Autonomous surface vessels (ASVs)

Using autonomous surface vessels (ASVs) – or self-driving boats – for marine monitoring is safer and much more cost-effective than the current crewed vessel method.  

Smaller than crewed vessels, ASVs can operate safely in hazardous locations, and at night, and can cover much larger areas, mitigating risks around crew fatigue. In some cases, they can operate independently of large ships.  

ASVs can navigate a reef while towing various sensors, undertake shallow water bathymetric (depth) surveys, using cameras, and collect water samples. 

They enable AIMS to simultaneously collect a variety of observations – from both air and water – to create a layered marine monitoring system that integrates observations made underwater, from the sea surface, from air and even space.  

Deploying a fleet of ASVs to collect the latest information on water temperature and quality, coral cover and threats such as coral bleaching and crown-of-thorns starfish outbreaks will allow us to scale up our monitoring work. 

AIMS has tested several different types of ASVs which can be broadly categorised into long-range and short-range.  

Long-range ASVs can function out of the line of a sight of an operator, independent of a mothership, for weeks or months at a time, while short-range vehicles are typically deployed for up to one day and controlled (or monitored) by a nearby operator. 

WAM-V  

AIMS has operated tenders (small vessels) with dive teams specialised in marine monitoring for decades.  

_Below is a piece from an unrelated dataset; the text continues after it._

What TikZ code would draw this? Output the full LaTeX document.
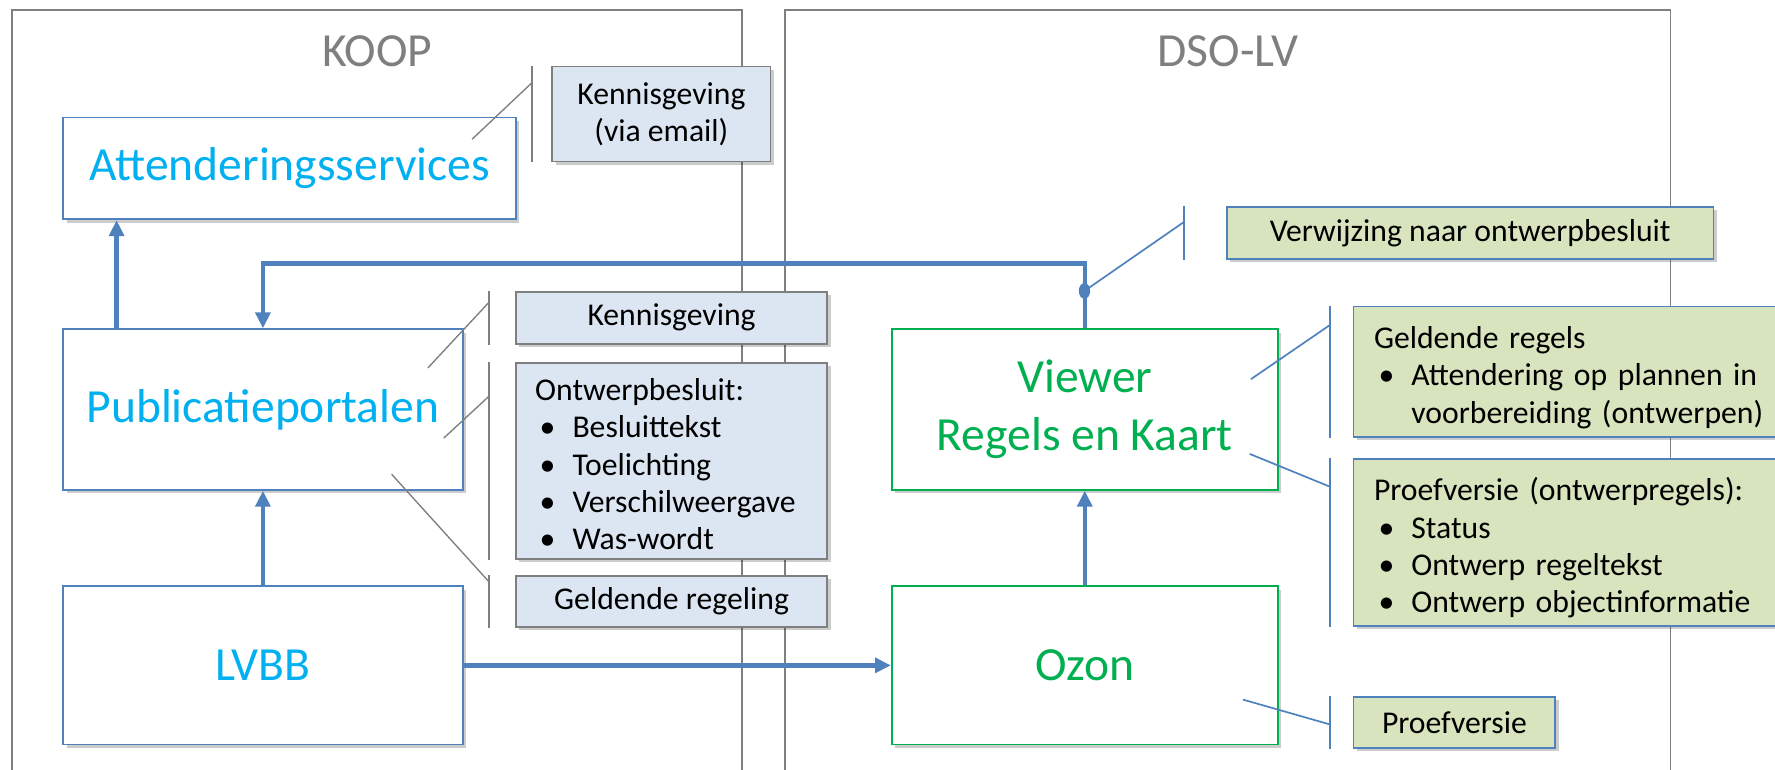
\documentclass[tikz,border=0pt]{standalone}
\usepackage{fontspec}
\setmainfont{Carlito}
\usetikzlibrary{arrows.meta,shadows}
\definecolor{kaderGrijs}{HTML}{7F7F7F}
\definecolor{koopBlauw}{HTML}{00B0F0}
\definecolor{dsoGroen}{HTML}{00B050}
\definecolor{lijnBlauw}{HTML}{4F81BD}
\definecolor{vulBlauw}{HTML}{DCE6F2}
\definecolor{vulGroen}{HTML}{D7E4BD}
\newcommand{\groot}{\fontsize{42bp}{51bp}\selectfont}
\newcommand{\klein}{\fontsize{28bp}{33bp}\selectfont}
\newcommand{\opsom}{\makebox[33bp][l]{\hspace{4bp}\textbullet}}
\newcommand{\lijst}[2][0bp]{\raisebox{-#1}[\height][\depth]{\begin{tabular}{@{}l@{}}#2\end{tabular}}}
\tikzset{
  schaduw/.style={drop shadow={shadow xshift=3bp,shadow yshift=-3bp,opacity=0.2,fill=black}},
  kader/.style={draw=kaderGrijs, line width=1.3bp, inner sep=0pt},
  titel/.style={text=kaderGrijs, font=\groot},
  koopblok/.style={draw=lijnBlauw, line width=1.5bp, fill=white, text=koopBlauw, font=\groot, align=center, inner sep=0pt, anchor=north west, schaduw},
  dsoblok/.style={koopblok, draw=dsoGroen, text=dsoGroen},
  notitie/.style={draw=kaderGrijs, line width=1.5bp, fill=vulBlauw, font=\klein, align=center, inner sep=0pt, anchor=north west, schaduw},
  groennotitie/.style={notitie, draw=lijnBlauw, fill=vulGroen},
  stroom/.style={draw=lijnBlauw, line width=4bp, -{Triangle[length=14bp,width=13bp]}},
  balk/.style={draw=kaderGrijs, line width=1.2bp},
  groenbalk/.style={draw=lijnBlauw, line width=1.5bp},
}
\begin{document}
\begin{tikzpicture}[x=1bp, y=-1bp]
\useasboundingbox (0,0) rectangle (1568,680);

% organisaties
\node[kader, minimum width=645bp, minimum height=720bp, anchor=north west] (koop) at (10,8) {};
\node[kader, minimum width=782bp, minimum height=720bp, anchor=north west] (dso) at (693,8) {};
\node[titel] (koopTitel) at ([yshift=-37bp]koop.north) {KOOP};
\node[titel] (dsoTitel) at ([yshift=-37bp]dso.north) {DSO-LV};

% systemen
\node[koopblok, minimum width=400bp, minimum height=90bp] (atten) at (55,103) {Attenderingsservices};
\node[koopblok, minimum width=353bp, minimum height=142bp] (publ) at (55,290) {Publicatieportalen};
\node[koopblok, minimum width=353bp, minimum height=140bp] (lvbb) at (55,517) {LVBB};
\node[dsoblok, minimum width=341bp, minimum height=142bp] (viewer) at (787,290) {Viewer\\Regels en Kaart};
\node[dsoblok, minimum width=341bp, minimum height=140bp] (ozon) at (787,517) {Ozon};

% stromen
\draw[stroom] ([xshift=48bp]publ.north west) -- ([xshift=48bp]atten.south west);
\draw[stroom] (lvbb.north) -- (publ.south);
\draw[stroom] (lvbb.east) -- (ozon.west);
\draw[stroom] (ozon.north) -- (viewer.south);
\draw[stroom] (viewer.north) -- ++(0,-57) -| (publ.north);

% toelichtingen KOOP
\node[notitie, minimum width=193bp, minimum height=84bp] (kennisMail) at (487,58) {Kennisgeving\\(via email)};
\node[notitie, minimum width=275bp, minimum height=46bp] (kennis) at (455,257) {Kennisgeving};
\node[notitie, minimum height=173bp, inner xsep=17bp, text width=241bp, align=left] (ontwerp) at (455,320)
  {\lijst[6bp]{Ontwerpbesluit:\\\opsom Besluittekst\\\opsom Toelichting\\\opsom Verschilweergave\\\opsom Was-wordt}};
\node[notitie, minimum width=275bp, minimum height=45bp] (regeling) at (455,508) {Geldende regeling};

\coordinate (attenPunt) at (417,123);
\coordinate (publPuntA) at (378,325);
\coordinate (publPuntB) at (392,387);
\coordinate (publPuntC) at (346,419);
\draw[balk] ([xshift=-17bp]kennisMail.north west) -- ([xshift=-17bp]kennisMail.south west);
\draw[balk] ([xshift=-17bp,yshift=-15bp]kennisMail.north west) -- (attenPunt);
\draw[balk] ([xshift=-23bp]kennis.north west) -- ([xshift=-23bp]kennis.south west);
\draw[balk] ([xshift=-23bp,yshift=-10bp]kennis.north west) -- (publPuntA);
\draw[balk] ([xshift=-23bp]ontwerp.north west) -- ([xshift=-23bp]ontwerp.south west);
\draw[balk] ([xshift=-23bp,yshift=-30bp]ontwerp.north west) -- (publPuntB);
\draw[balk] ([xshift=-23bp]regeling.north west) -- ([xshift=-23bp]regeling.south west);
\draw[balk] ([xshift=-23bp,yshift=-6bp]regeling.north west) -- (publPuntC);

% toelichtingen DSO-LV
\node[groennotitie, minimum width=430bp, minimum height=46bp] (verwijzing) at (1083,182) {Verwijzing naar ontwerpbesluit};
\node[groennotitie, minimum height=115bp, inner xsep=18bp, text width=344bp, align=left] (regels) at (1195,270)
  {\lijst[6bp]{Geldende regels\\\opsom Attendering op plannen in\\\hspace*{33bp}voorbereiding (ontwerpen)}};
\node[groennotitie, minimum height=147bp, inner xsep=18bp, text width=344bp, align=left] (proef) at (1195,405)
  {\lijst[6bp]{Proefversie (ontwerpregels):\\\opsom Status\\\opsom Ontwerp regeltekst\\\opsom Ontwerp objectinformatie}};
\node[groennotitie, minimum width=178bp, minimum height=45bp] (proefKort) at (1195,615) {Proefversie};

\coordinate (stroomPunt) at (958,257);
\coordinate (viewerPuntA) at (1105,335);
\coordinate (viewerPuntB) at (1104,401);
\coordinate (ozonPunt) at (1098,618);
\draw[groenbalk] ([xshift=-37bp]verwijzing.north west) -- ([xshift=-37bp]verwijzing.south west);
\draw[groenbalk] ([xshift=-37bp,yshift=-14bp]verwijzing.north west) -- (stroomPunt);
\fill[lijnBlauw] (stroomPunt) ellipse (5bp and 7bp);
\draw[groenbalk] ([xshift=-20bp]regels.north west) -- ([xshift=-20bp]regels.south west);
\draw[groenbalk] ([xshift=-20bp,yshift=-17bp]regels.north west) -- (viewerPuntA);
\draw[groenbalk] ([xshift=-20bp]proef.north west) -- ([xshift=-20bp]proef.south west);
\draw[groenbalk] ([xshift=-20bp,yshift=-25bp]proef.north west) -- (viewerPuntB);
\draw[groenbalk] ([xshift=-20bp]proefKort.north west) -- ([xshift=-20bp]proefKort.south west);
\draw[groenbalk] ([xshift=-20bp,yshift=-25bp]proefKort.north west) -- (ozonPunt);

\end{tikzpicture}
\end{document}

In 2020, AIMS had the opportunity to assess an AUV’s capability to collect data when we had access to Marine Advanced Robotics’ WAM-V, a short-range tender-sized ASV, during a four-day field trip at John Brewer Reef, 40 nautical miles from Townsville.  

The intent was to determine if this ASV type had potential for routine deployment from AIMS’ ships, and to conduct a series of preliminary dataset collection missions. 

The WAM-V was owned by Queensland University of Technology (QUT) which had integrated sophisticated sensors, winches, software and algorithms into the base platform to enable it to autonomously complete tasks. 

We conducted experiments with different sensors including sonar, LiDAR (a detection system which works on the principle of radar but uses light from a laser) and imaging devices.  

We found the platform to be a viable base for conducting sonar bathymetry surveys and benthic (flora and fauna of the sea floor) imaging, particularly in shallow reef-flat areas and results indicated it could be used for automated imaging and reef mapping during routine surveys.  

However, we found at-sea stowage and handling for deployment increased costs and could limit the scalability of deploying this type of ASV for routine observations.

WAM-V towed Reefscan during the trial.

SurfBee  

In 2020 we also trialled a smaller more portable platform, a low-cost inflatable vessel – the SurfBee – on John Brewer Reef, in collaboration with QUT. 

The SurfBee successfully completed reef flat transects in a ‘mowing-the-lawn’ pattern, producing high resolution images of the sea floor via its camera. 

While not designed for reliable use in open oceans, the SurfBee demonstrated that small vessels can collect quality datasets over defined transects.  

We found that if deployed in a planned and controlled ‘swarm’, they had potential to be effective tool for rapid reef monitoring.
 

Wave Glider 

Long-range ASVs have the potential to conduct reef surveys without large surface ship dependencies and could provide efficiency gains for routine at-sea observations. 

In 2017, we trialled the Wave Glider, a long-range ASV powered by waves and the sun, developed by Boeing subsidiary Liquid Robotics. 

The first seven-day trial saw the low-speed vehicle cover 200 nautical miles navigating around the reefs of the central Great Barrier Reef. A second trial was held off the coast of north-west Australia. 

While the trials were successful and the Wave Glider performed well, AIMS’ focus shifted to short-range ASVs as they offered potential to more efficiently scale our routine monitoring work without radically changing our methodologies and processes.  

We concluded that integrating one or two long range ASVs into operations was too big a jump to cost-effectively integrate when AIMS had no prior experience with even short-range ASVs.

ASV trial findings 

While dependent on a manned mothership for deployment, a small fleet of ASVs could empower AIMS to cost-effectively collect datasets over larger and more inaccessible areas in a relatively short time.  

ASVs can be fitted with multiple instruments, enabling collection of reef images for coral health and classification assessments as well as seawater measurements such as temperature and water quality.